SETORES FALAM EM 'RETROCESSO' E AUMENTO DO DESEMPREGO
As entidades afetadas pela medida reagiram com reprovação. Uma nota conjunta assinada por representantes dos 17 setores destaca que eles empregam 9,3 milhões de profissionais, e que foram criados 151 mil empregos nos dois primeiros meses de 2024. "Além disso, o salário médio nestes setores é 12,7% superior aos setores que não contam com essa desoneração tributária."
De acordo com a Cbic (Câmara Brasileira da Indústria da Construção), restabelecer a tributação exclusivamente sobre a mão de obra implicará na queda da competitividade e na redução de postos de trabalho.
"A construção trabalha com ciclos de produção e planejamento de longo prazo. É danoso para o setor que uma obra seja iniciada considerando uma forma de contribuição e que, no meio do processo, [a empresa] precise considerar um novo formato", diz Renato Correia, presidente da entidade.
O presidente executivo da Abicalçados (Associação Brasileira da Indústria de Calçados), Haroldo Ferreira, classifica a medida como um "retrocesso".
"É um balde de água fria para o setor calçadista, que recentemente reportou a criação de mais de 5 mil empregos no primeiro bimestre do ano, no que parecia ser o início de uma recuperação lenta e importante depois de um ano de 2023 de dificuldades."
Um estudo divulgado pela entidade estima um impacto de redução da produção acima de 20% (o equivalente a 150 milhões de pares), e a demissão de aproximadamente 30 mil trabalhadores após dois anos de reoneração da folha.

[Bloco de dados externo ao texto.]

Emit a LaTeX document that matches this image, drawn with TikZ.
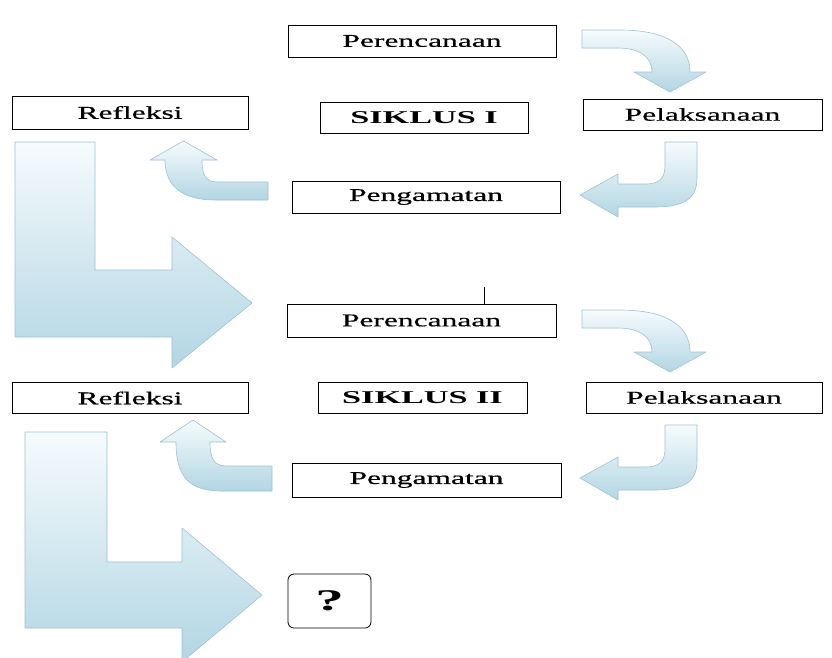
\documentclass[tikz,border=0pt]{standalone}
\usepackage{fontspec}
\setmainfont{Liberation Serif}[FakeStretch=1.75, FakeBold=0.6]
\newfontfamily\sikfont{Liberation Serif}[FakeStretch=1.9]
\definecolor{arrtop}{RGB}{246,251,253}
\definecolor{arrbot}{RGB}{178,214,227}
\definecolor{arredge}{RGB}{160,194,208}
\tikzset{
  box/.style={draw=black, line width=0.8pt, fill=white, inner sep=0pt, outer sep=0pt,
    font=\fontsize{18}{20}\selectfont},
  sikbox/.style={box, font=\sikfont\bfseries\fontsize{18}{20}\selectfont},
  blockarrow/.style={top color=arrtop, bottom color=arrbot, draw=arredge, line width=0.6pt, line join=round},
  arrA/.pic={
    \path[blockarrow] (582,30) -- (620,30) .. controls (665,30) and (690,45) .. (690,72)
      -- (706,72) -- (670,92) -- (634,72) -- (652,72)
      .. controls (652,57) and (640,48) .. (617,48) -- (582,48) -- cycle;
  },
  arrB/.pic={
    \path[blockarrow] (665,142) -- (697,142) -- (697,178) .. controls (697,198) and (685,207) .. (655,207)
      -- (618,207) -- (618,217) -- (580,195) -- (618,174) -- (618,184) -- (645,184)
      .. controls (660,184) and (665,178) .. (665,165) -- cycle;
  }
}
\begin{document}
\begin{tikzpicture}[x=1pt,y=-1pt]
\useasboundingbox (0,0) rectangle (832,657);
\fill[white] (0,0) rectangle (832,657);

% big L arrows
\path[blockarrow] (15,142) -- (95,142) -- (95,270) -- (172,270) -- (172,237) -- (252,303)
  -- (172,368) -- (172,337) -- (15,337) -- cycle;
\path[blockarrow] (25,432) -- (107,432) -- (107,562) -- (182,562) -- (182,528) -- (262,595)
  -- (182,662) -- (182,628) -- (25,628) -- cycle;

% curved arrows, cycle I
\pic at (0,0) {arrA};
\pic at (0,0) {arrB};
\path[blockarrow] (268,182) -- (268,200) -- (215,200) .. controls (185,200) and (165,188) .. (165,160)
  -- (150,160) -- (183.5,141) -- (217,160) -- (202,160)
  .. controls (202,176) and (206,182) .. (218,182) -- cycle;

% curved arrows, cycle II
\pic at (0,280) {arrA};
\pic at (0,283) {arrB};
\path[blockarrow] (272,466) -- (272,491) -- (222,491) .. controls (190,491) and (176,478) .. (176,442)
  -- (160,442) -- (193,420) -- (226,442) -- (210,442)
  .. controls (210,458) and (214,466) .. (226,466) -- cycle;

% cycle I boxes
\node[box, minimum width=268pt, minimum height=32pt] (p1) at (422,41) {Perencanaan};
\node[box, minimum width=236pt, minimum height=33pt] (r1) at (130,112.5) {Refleksi};
\node[sikbox, minimum width=208pt, minimum height=31pt] (s1) at (424,117.5) {SIKLUS I};
\node[box, minimum width=239pt, minimum height=31pt] (l1) at (702.5,114.5) {Pelaksanaan};
\node[box, minimum width=268pt, minimum height=32pt] (g1) at (426,197) {Pengamatan};

% cycle II boxes
\node[box, minimum width=269pt, minimum height=33pt] (p2) at (421.5,320.5) {Perencanaan};
\node[box, minimum width=236pt, minimum height=31pt] (r2) at (130,398) {Refleksi};
\node[sikbox, minimum width=209pt, minimum height=31pt] (s2) at (422.5,397.5) {SIKLUS II};
\node[box, minimum width=236pt, minimum height=31pt] (l2) at (704,397.5) {Pelaksanaan};
\node[box, minimum width=269pt, minimum height=34pt] (g2) at (426.5,480) {Pengamatan};

\coordinate (tk) at (484,287);
\draw[line width=0.8pt] (tk) -- (tk |- p2.north);

\node[box, rounded corners=6pt, minimum width=83pt, minimum height=54pt,
  font=\sikfont\bfseries\fontsize{30}{32}\selectfont] (q) at (329.5,601) {?};
\end{tikzpicture}
\end{document}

"Ao judicializar a questão, o Executivo cria um cenário de total imprevisibilidade, que gera incertezas, abala a confiança dos setores produtivos e conspira contra a manutenção e criação de empregos", avalia a Abit (Associação Brasileira da Indústria Têxtil e de Confecção).
Para os representantes do setor têxtil, a insegurança jurídica tem corroído a competitividade e agravado os custos das empresas que operam no Brasil.
Segundo a Fetpesp (Federação das Empresas de Transportes de Passageiros do Estado de São Paulo), a decisão, "claramente contrária à preservação dos empregos no país", vai ter um impacto negativo nas empresas de transporte que ainda sofrem com os efeitos da pandemia.
"Além disso, aumentará o custo das tarifas de ônibus, sobrecarregando a população que depende desse meio de transporte."
"Caso a medida seja derrubada, os impactos socioeconômicos serão graves, pois a imprevisibilidade referente à contribuição previdenciária patronal, agravando os ônus trabalhistas, causará imenso prejuízo às empresas", diz nota da Ciesp (Centro das Indústrias do Estado de São Paulo).
Segundo a entidade, as empresas já fizeram investimentos e admitiram trabalhadores a partir de cálculos que consideravam a manutenção da desoneração.
A Firjan (Federação das Indústrias do Estado do Rio de Janeiro) defende a manutenção da lei, "de forma a manter a competitividade de importantes setores da economia nacional, evitando, assim, penalizar novamente o setor produtivo".